Stephen Sondheim: We hired Glynis Johns to play the lead, though she had a nice little silvery voice. But I'd put all the vocal weight of the show on the other characters because we needed somebody who was glamorous, charming and could play light comedy, and pretty, and to find that in combination with a good voice is very unlikely, but she had all the right qualities and a nice little voice. So I didn't write much for her and I didn't write anything in the second act. And the big scene between her and her ex-lover, I had started on a song for him because it's his scene, and Hal Prince, who directed it, said he thought that the second act needed a song for her. And this was the scene to do it in. And so he directed the scene in such a way that even though the dramatic thrust comes from the man's monologue, and she just sits there and reacts, he directed it so you could feel the weight going to her reaction rather than his action. And I went down and saw it and it seemed very clear what was needed, and so that made it very easy to write. And then I wrote it for her voice, because she couldn't sustain notes. Wasn't that kind of singing voice. So I knew I had to write things in short phrases, and that led to questions, and so again, I wouldn't have written a song so quickly if I hadn't known the actress.

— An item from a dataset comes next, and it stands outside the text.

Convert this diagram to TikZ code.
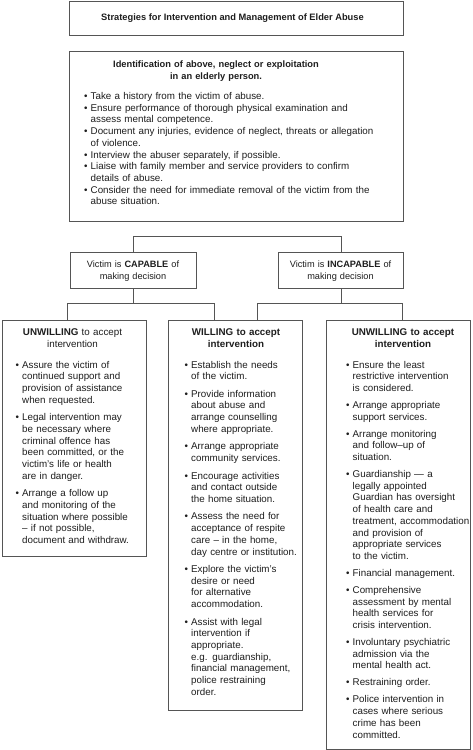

How long did it take to write?
Stephen Sondheim: I wrote most of it one night, and finished part of the second chorus and I'd gotten the ending. I don't remember. At any rate, the whole thing was done in two days.

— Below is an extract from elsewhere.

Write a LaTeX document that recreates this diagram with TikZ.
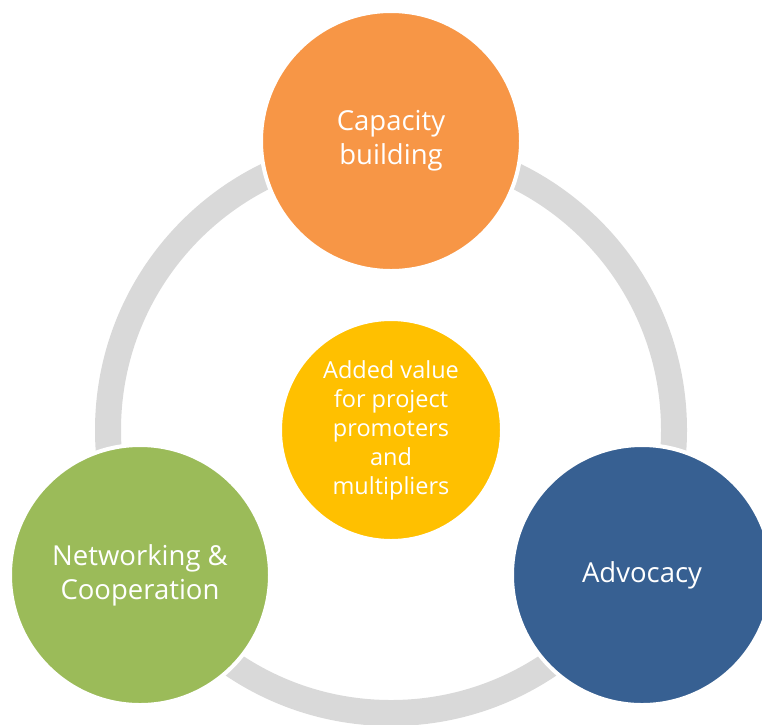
\documentclass[tikz,border=0pt]{standalone}
\usepackage{fontspec}
\setmainfont{Open Sans}
\usetikzlibrary{positioning}
\definecolor{caporange}{HTML}{F79646}
\definecolor{hubyellow}{HTML}{FFC000}
\definecolor{netgreen}{HTML}{9BBB59}
\definecolor{advblue}{HTML}{376092}
\definecolor{ringgray}{HTML}{D9D9D9}

\begin{document}
\begin{tikzpicture}[x=1pt,y=-1pt]
  \tikzstyle{bubble}=[circle,draw=white,line width=4pt,inner sep=0pt,text=white,align=center,
                      minimum size=260pt,font=\fontsize{27.5}{34}\selectfont]
  \tikzstyle{hubble}=[bubble,minimum size=222pt,font=\fontsize{23.5}{29}\selectfont]
  \tikzstyle{ring}=[draw=ringgray,line width=26pt]
  \useasboundingbox (0,0) rectangle (762,724);

  \node[hubble,fill=hubyellow] (hub) at (391,430) {Added value\\for project\\promoters\\and\\multipliers};
  \draw[ring] (hub.center) circle [radius=283pt];

  \node[bubble,fill=caporange] (cap) at (391,141) {Capacity\\building};
  \node[bubble,fill=netgreen]  (net) at (140,575) {Networking \&\\Cooperation};
  \node[bubble,fill=advblue]   (adv) at (642,575) {Advocacy};
\end{tikzpicture}
\end{document}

Which came first, the lyrics or the music?
Stephen Sondheim: They come together, sure.
When you finished the song did you have a sense that you had done something amazing?
Stephen Sondheim: No. I didn't do anything amazing. I thought, "This is the kind of song that'll be played in boites -- supper clubs -- and that's all." By that time, hit songs did not come out of musicals. Pop-rock was creating the hits. There were very, very few songs that made the charts, in any way, out of any Broadway musical. There was no hit from Fiddler On The Roof. Hello, Dolly! may have been the only one. And so one didn't think in those terms. In the generation before me, the Rodgers and Hammerstein generation, that's why they plugged the song, like in Oklahoma!, because popular hits came out of shows and movies. But this was no longer true, which was a great liberation because it meant you could write about anything.

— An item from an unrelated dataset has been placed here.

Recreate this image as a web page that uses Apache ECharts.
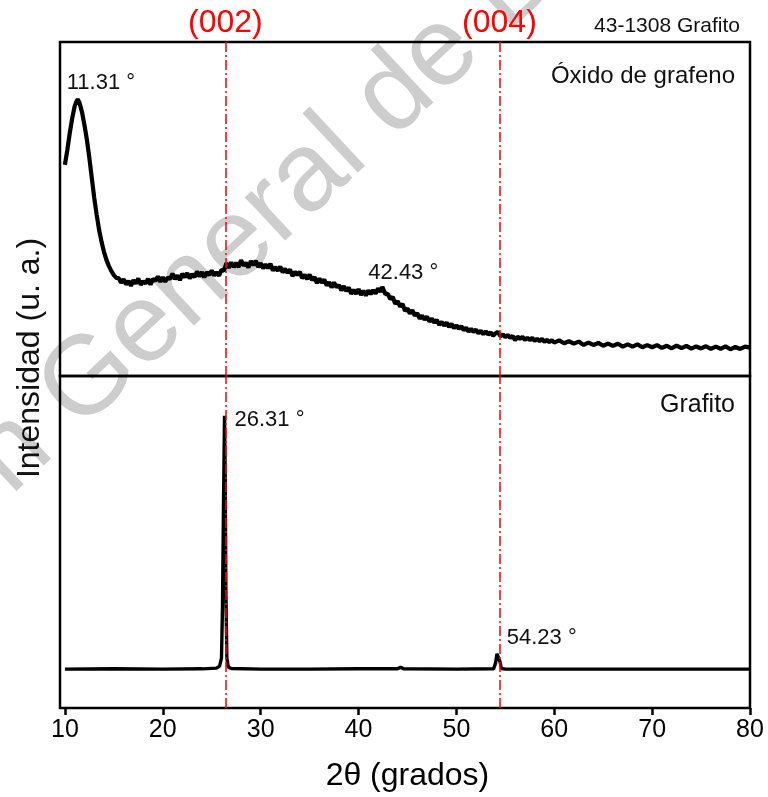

You didn't have the pressure of writing a hit.
Stephen Sondheim: When I wrote "Small World," in Gypsy, Jule Styne, the composer, was very upset because he said, "This can only be sung by a woman, and my friend Frank needs a song." Sinatra. That's the way he thought, because he'd come from a generation in which you put the song in the musical, if it worked for the story, great, but the important thing was that it should get recorded.
So were you surprised when "Send In The Clowns" became the hit that it did?
Stephen Sondheim: Oh, completely. First of all, it wasn't a hit for two years. I mean, the first person to sing it was Bobby Short, who happened to see the show in Boston, and it was exactly his kind of song, he's a cabaret entertainer. And then my memory is that Judy Collins picked it up, but she recorded it in England. Sinatra heard it and recorded it. And between the two of them, they made it a hit.
What about Streisand?
Stephen Sondheim: Oh, that's many, many, many decades later. I don't listen to recordings of my songs. I don't avoid it, I just don't go out of my way to do it.